В душе каждого человека, не слишком забитого судьбою, не слишком оттесненного на низшие ступени духовного существования, пылает фаустовская жажда бесконечной широты жизни.
В мещанине личность прячется или не выступает, потому что она не главное: главное – товар, дело, вещь, главное – собственность.
В мире нет ничего разрушительнее, невыносимее, как бездействие.
Все религии основывали нравственность на покорности, то есть на добровольном рабстве.
Всего меньше эгоизма у раба.
Где не погибло слово, там и дело еще не погибло.
Главный характер нашего языка состоит в чрезвычайной легкости, с которой всё выражается в нем – отвлеченные мысли, внутренние лирические чувствования, «жизни мышья беготня», крик негодования, искрящаяся шалость и потрясающая страсть.

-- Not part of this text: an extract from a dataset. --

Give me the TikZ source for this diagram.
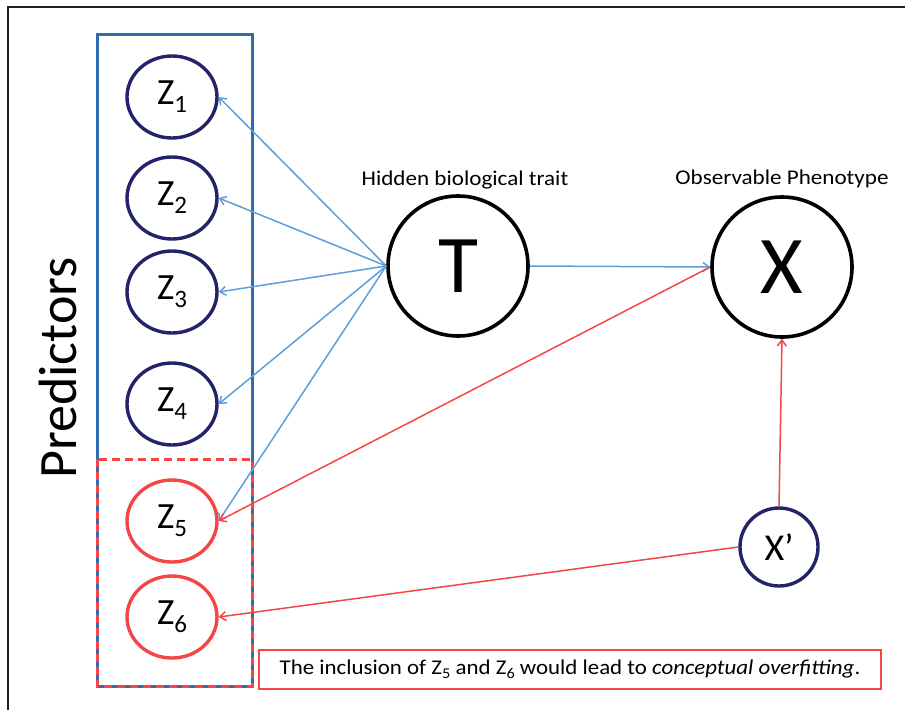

Грандиозные вещи делаются грандиозными средствами. Одна природа делает великое даром.
Даже простой материальный труд нельзя делать с любовью, зная, что он делается напрасно.
Достоинство жизни человеческой – в борьбе.
Есть эгоизм узкий, животный, грязный, так, как есть любовь грязная, животная, узкая.
Женщину безвозвратнее точит и губит всепожирающий Молох любви… Она больше сосредоточена в одном половом отношении, больше заключена в любовь. Она больше сведена с ума и меньше нас доведена до него.
Жизнь даром не проходит для людей, у которых пробудилось хоть какая-нибудь сильная мысль.
Жизнь, которая не оставляет прочных следов, стирается при всяком шаге вперед.
Жизнь – мое естественное право: я распоряжаюсь хозяином в ней, вдвигаю свое «я» во все окружающее, борюсь с ним, раскрывая свою душу всему, всасывая его, весь мир, переплавляю его, как в горниле, сознаю связь с человечеством, с бесконечностью.
Истинная дружба крайне редка в этом мире, в особенности между равными; а между тем она более всего прославлялась. Если такая высокая дружба существует, то только между высшим и низшим, потому что благосостояние одного зависит от другого.
Кажется, будто жизнь людей обыкновенных однообразна, – это только кажется: ничего на свете нет оригинальнее и разнообразнее биографий неизвестных людей.
Как только человек становится на свои ноги, он начинает кричать, чтоб не слыхать речей, раздающихся внутри; ему грустно – он бежит рассеяться; ему нечего делать – он выдумывает занятие; от ненависти к одиночеству – он дружится со всеми, всё читает, интересуется чужими делами, наконец женится на скорую руку. Семейный мир и семейная война не дадут много места мысли; семейному человеку как-то неприлично много думать; он не должен быть настолько празден. Кому и эта жизнь не удалась, тот напивается допьяна всем на свете – вином, нумизматикой, картами, скачками, женщинами, скупостью, благодеяниями, налагает на себя чудовищные труды, и они ему всё-таки легче кажутся, нежели какая-то угрожающая истина, дремлющая внутри его. В этой боязни исследовать, чтоб не увидать вздор исследуемого, в этом искусственном недосуге, в этих поддельных несчастиях, усложняя каждый шаг вымышленными путами, мы проходим по жизни спросонья и умираем в чаду нелепости и пустяков, не пришедши путем в себя.
Красота ослепляет, а слепого легко обокрасть.
Любовь – высокое слово, гармония созидания требует ее, без нее нет жизни и быть не может.
Любовь и дружба – взаимное эхо: они дают столько, сколько берут.
Люди боятся умственной неволи, но они вдвое больше боятся отсутствия авторитета. Внешний авторитет несравненно удобнее: человек сделал скверный поступок – его пожурили, наказали, и он квит, будто и не делал своего поступка.
Люди забывают то, чего не стоит помнить или чего они не понимают.
Мещанство – демократизация аристократии и аристократизация демократии.
Мучительная любовь не есть истинная.
Мы тратим, пропускаем сквозь пальцы лучшие минуты, как будто их и невесть сколько в запасе. Мы обыкновенно думаем о завтрашнем дне, о будущем годе, в то время как надобно обеими руками уцепиться в чашу, налитую без края, которую протягивает сама жизнь, не прошенная, с обычной щедростью своей – и пить, и пить, пока чаша не перешла в другие руки. Природа долго потчевать и предлагать не любит.
Надобно иметь силу характера говорить и делать одно и то же.
Насколько более действенной и величественной стала бы любимая поэтами тема звездного неба, если бы они хорошо знали астрономию!
Наследство имеет в себе сторону глубоко безнравственную: оно искажает законную печаль о потере близкого лица введением во владение его вещами.
Наука – открытый стол для всех и каждого, лишь бы был голод, лишь бы потребность манны небесной развилась.